Sauf que le Canton estime que puisqu’il n’a rien construit sur sa parcelle en 35 ans, Pierre Krummenacher n’avait pas l’intention de le faire. «Mais la réalité du terrain est bien plus complexe que les critères de décision qui définissent le PACom… Chacun à son calendrier de construction. Ce n’est pas un petit projet.»
Pierre Krummenacher, comme d’autres propriétaires de Tévenon, réfléchit à recourir à titre individuel contre le nouveau plan.
De quoi on parle?
LAT: Les difficultés que rencontrent certaines communes aujourd’hui partent de la votation fédérale sur la révision de la Loi sur l’aménagement du territoire (LAT), largement acceptée par les Suisses en mars 2013 (62,9%).
Son objectif: La première étape de cette révision est entrée en vigueur en mai 2014. L’objectif principal était d’éviter le mitage du territoire, et donc de gaspiller les terres agricoles. Un objectif qui n’est pas un simple vœu pieu. Des mesures concrètes sont là pour s’assurer que la densification qui devrait éviter ce mitage soit mise en place.
Exemple de mesure: La définition d’un taux de croissance annuelle limité à 0,75% pour les villages hors-centre, à l’image de Tévenon et de Valeyres-sous-Rances. Ainsi, on obtient un nombre d’habitant maximum que la commune peut atteindre jusqu’à 2036. Si la surface déjà bâtie dépasse les besoins pour ce futur nombre d’habitants, alors la commune est surdimensionnée et doit dézoner.
«Les communes nous font toujours le reproche de ne pas prendre en compte le terrain»
L’approche du Canton de Vaud en matière de plans d’aménagement des communes est critiquée par plusieurs d’entre elles. Selon Pierre Imhof (en photo), le directeur général du territoire et du logement de l’État, «les communes nous font parfois le reproche de ne pas prendre en compte le terrain, quel que soit le sujet. Mais il faut comprendre que les lois s’appliquent à l’ensemble du canton.» Pour lui, les plans d’aménagement présentés par les communes doivent justement permettre à ces dernières de défendre les réalités du terrain.

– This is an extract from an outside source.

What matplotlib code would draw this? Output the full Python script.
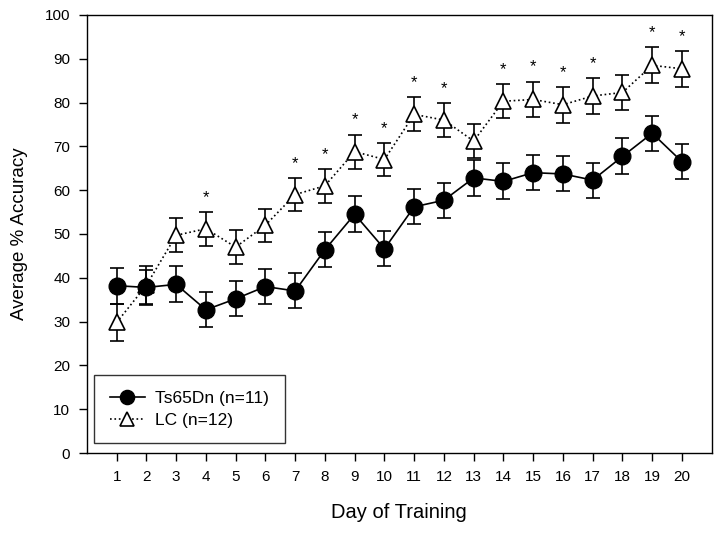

Les communes accusent aussi le canton de mettre en avant certains objectifs de la LAT plutôt que d’autres, notamment, dans le cas de Valeyres-sous-Rances, de valoriser les surfaces d’assolement au détriment du développement économique. «L’objectif de protection des surfaces d’assolement et celui de développement économique par exemple, ne s’excluent pas l’un l’autre. D’ailleurs, le plan directeur cantonal a été pensé pour répondre aux besoins des futurs habitants selon un scénario démographique. Un important travail est en cours avec les régions actuellement concernant les zones d’activités», précise Pierre Imhof. En ce qui concerne la prise de décision, il ajoute que «la répartition des compétences entre Confédération, cantons et communes concernant l’aménagement du territoire est le fruit d’un processus démocratique. L’obligation d’une approbation des plans communaux par le Canton vient de la loi fédérale.»
Juin 2022 est la date butoir prévue par le plan directeur cantonal pour les 165 communes qui doivent réviser leur PACom. «Ce délai ne sera pas tenu pour nombre de communes», annonce Pierre Imhof. Actuellement, seules 9 communes ont un plan approuvé et 16 n’ont pas encore atteint le stade de l’examen préliminaire du canton. Celles dont la procédure est en cours pourront voir leur PACom aboutir. Concernant celles qui n’auraient pas commencé, le plan directeur cantonal prévoit une exécution par substitution par le canton.